Изменить размер шрифта - +

Оливер набрал воздуха, словно приготовившись нырнуть в очень глубокий бассейн.

— Папа, спасибо за десятку, но дело в том, что этого недостаточно.

Еще не договорив, он понял, что выбрал слова, которые, скорее всего, вызовут недовольство отца.

— Недостаточно? Что ты хочешь сказать, Оливер?

— Это не позволит мне продержаться следующий семестр, — запинаясь, проговорил Оливер. — Мне пришлось заплатить за… — Он замолчал, пытаясь вспомнить, на что же потратил всю свою весьма не маленькую стипендию. Видимо, на Мэри. Мэри, которая скрашивала его пребывание в Эдинбурге в течение последних шести месяцев, но требовала множество дорогих подарков. Оливер думал, что влюблен в нее, но сейчас с трудом мог сообразить, как она выглядит: вспоминались только черные волосы, тусклые глаза и маленькие острые зубы. Его воспоминания о ней были отрывочными, как кусочки головоломки, которую никак не удается собрать.

— Оливер?

— Мне пришлось купить теплый свитер и еще кое-что из одежды… И книги…

— Содержание, которое оставил тебе дедушка, достаточно велико. Ты не мог потратить все деньги, отпущенные на семестр. Большинство студентов вынуждены жить на гораздо меньшие средства. Когда я учился в медицинской школе…

Голос отца звучал монотонно, и Оливер тут же отключился. Обо всем этом он уже слышал много раз. О трудностях изучения медицины в Средние века. О том, что не было угля для очага, что приходилось продавать последнее пальто, чтобы купить учебник анатомии Грея. Оливеру хотелось хлопнуть дверью и убежать. Но он не стал поступать, как обидчивый юнец, а заставил себя остаться.

— Я понимаю, — сказал Гай, — что тебе, вероятно, тяжело видеть, как некоторые молодые люди твоего возраста, которые уже самостоятельно зарабатывают деньги, могут позволить себе развлечения и собственную машину. Но ведь в конечном итоге твоя учеба окупится, разве не так?

Оливер пожал плечами. Подняв глаза, он поймал на себе пристальный взгляд отца.

— Ты уверен, что хочешь заниматься медициной, дружище?

— Разумеется, папа, — пробормотал он, отводя глаза. — А что мне еще делать?

Наступило короткое молчание. Затем Гай сказал:

— Я рад. Мы с твоей матерью гордимся тобой.

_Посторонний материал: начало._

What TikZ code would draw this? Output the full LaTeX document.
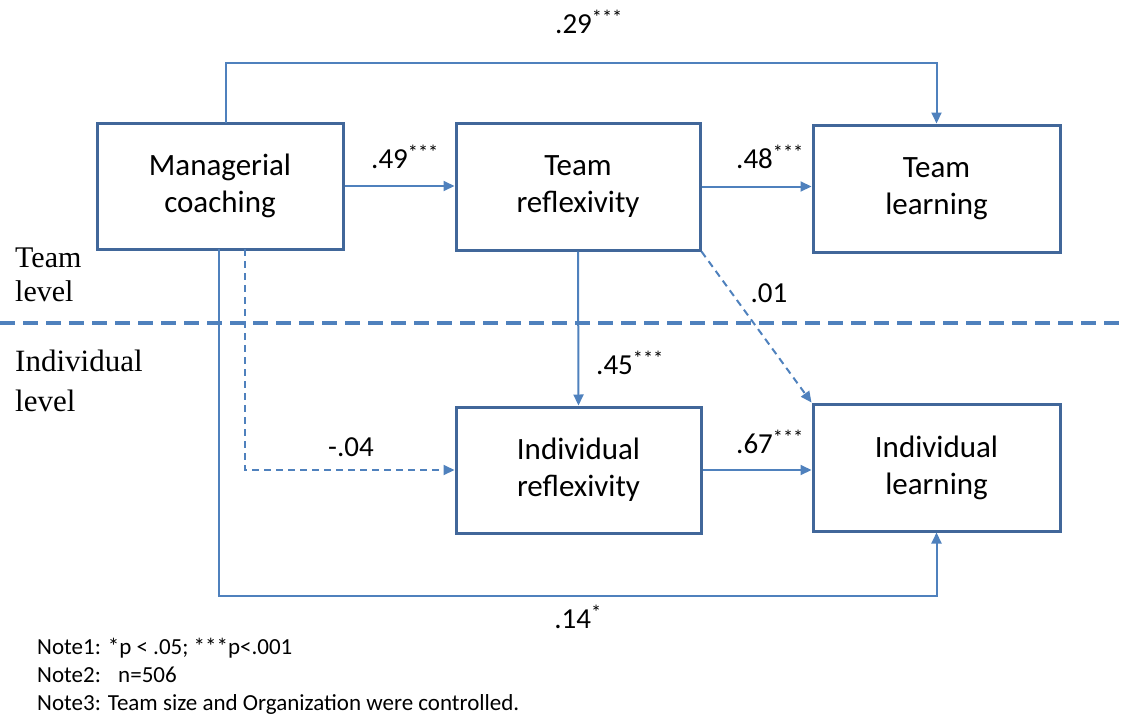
\documentclass[tikz,border=0pt]{standalone}
\usepackage{fontspec}
\setmainfont{Carlito}
\newfontfamily\serifl{Liberation Serif}
\usetikzlibrary{arrows.meta}
\definecolor{boxc}{HTML}{41679A}
\definecolor{arrc}{HTML}{4F81BD}
\begin{document}
\begin{tikzpicture}[x=1pt,y=-1pt,
  box/.style={draw=boxc,line width=3pt,fill=white,align=center,inner sep=0pt,
              font=\fontsize{31}{37}\selectfont},
  conn/.style={draw=arrc,line width=2pt},
  arr/.style={conn,-{Triangle[length=11pt,width=10pt]}},
  dsh/.style={dash pattern=on 7pt off 5pt},
  lbl/.style={font=\fontsize{29}{34}\selectfont,inner sep=0pt},
  lvl/.style={anchor=west,align=left,inner sep=0pt},
]
\useasboundingbox (0,0) rectangle (1121,720);
% boxes
\node[box,minimum width=246pt,minimum height=126pt] (mc) at (220,186) {Managerial\\coaching};
\node[box,minimum width=244pt,minimum height=127pt] (tr) at (578,186.5) {Team\\reflexivity};
\node[box,minimum width=247pt,minimum height=127pt] (tl) at (936.5,188.5) {Team\\learning};
\node[box,minimum width=245pt,minimum height=126pt] (ir) at (578.5,470) {Individual\\reflexivity};
\node[box,minimum width=247pt,minimum height=127pt] (il) at (936.5,467.5) {Individual\\learning};
% separator
\coordinate (sepL) at (0,323);
\coordinate (sepR) at (1121,323);
\draw[arrc,line width=4pt,dash pattern=on 15pt off 8pt] (sepL) -- (sepR);
% connectors
\coordinate (mct) at (226,123);
\coordinate (mcb1) at (219,249);
\coordinate (mcb2) at (245,249);
\draw[arr] (mct) -- ++(0,-60) -| (tl.north);
\draw[arr] (mc.east) -- (mc.east -| tr.west);
\draw[arr] (tr.east) -- (tr.east -| tl.west);
\draw[arr] (tr.south) -- (ir.north);
\draw[arr] (ir.east) -- (ir.east -| il.west);
\draw[arr,dsh] (tr.south east) -- (il.north west);
\draw[arr,dsh] (mcb2) |- (ir.west);
\draw[arr] (mcb1) -- ++(0,347) -| (il.south);
% labels
\node[lbl] (l29) at (589,22) {.29\textsuperscript{***}};
\node[lbl] (l49) at (405,157) {.49\textsuperscript{***}};
\node[lbl] (l48) at (770,157) {.48\textsuperscript{***}};
\node[lbl] (l01) at (769,293) {.01};
\node[lbl] (l45) at (630,363) {.45\textsuperscript{***}};
\node[lbl] (l04) at (351,447) {-.04};
\node[lbl] (l67) at (770,442) {.67\textsuperscript{***}};
\node[lbl] (l14) at (578,617) {.14\textsuperscript{*}};
% level labels
\node[lvl,font=\serifl\fontsize{30}{34}\selectfont] (tlev) at (15,275) {Team\\level};
\node[lvl,font=\serifl\fontsize{31}{40}\selectfont] (ilev) at (15,381) {Individual\\level};
% notes
\node[lvl,font=\fontsize{23}{28}\selectfont] (notes) at (37,676)
  {Note1: *p {\textless} .05; ***p{\textless}.001\\Note2: \ \ n=506\\Note3: Team size and Organization were controlled.};
\end{tikzpicture}
\end{document}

Можно было бы пригласить отца в паб, подумал Оливер. Смягчить его пинтой пива и доверительным разговором. Но прежде чем Оливер высказал свое предложение вслух, зазвонил телефон.

Гай взял трубку.

— Сильвия? Да. — Он вздохнул и посмотрел на часы. — Тогда через полчаса. Вряд ли это требует неотложной помощи, но на всякий случай я приеду. — Гай положил трубку. — Боюсь, мне придется поехать на вызов. Поговорим позже. Но помни, Оливер, нет ничего страшного в том, чтобы немного пострадать ради своих идеалов.

«Лицемер, — подумал Оливер, глядя на хрустальный стакан для виски и пачку дорогих сигарет. — Чертов лицемер». Но вслух произнес обиженным тоном, рассчитанным на то, чтобы вызвать у отца чувство вины:

— Ладно, папа. Раз не можешь помочь, не надо. Как-нибудь выкручусь. — И вышел из комнаты, с преувеличенной аккуратностью закрыв за собой дверь.

 

Мать проявила больше сочувствия и дала ему двадцать фунтов («Какая скупость со стороны твоего отца»); из гордости он не стал просить больше. Оливер уже начал сожалеть о том, что так рано вернулся домой. Все его лондонские приятели были так или иначе заняты: либо развлекались завидным образом, например, катались на лыжах в Австрии, либо трудились, устроившись на пасхальные каникулы в бар или на фабрику. Но перспектива таскать металлические болванки в литейном цехе ужасала Оливера еще больше, чем удушающая атмосфера Холланд-сквер.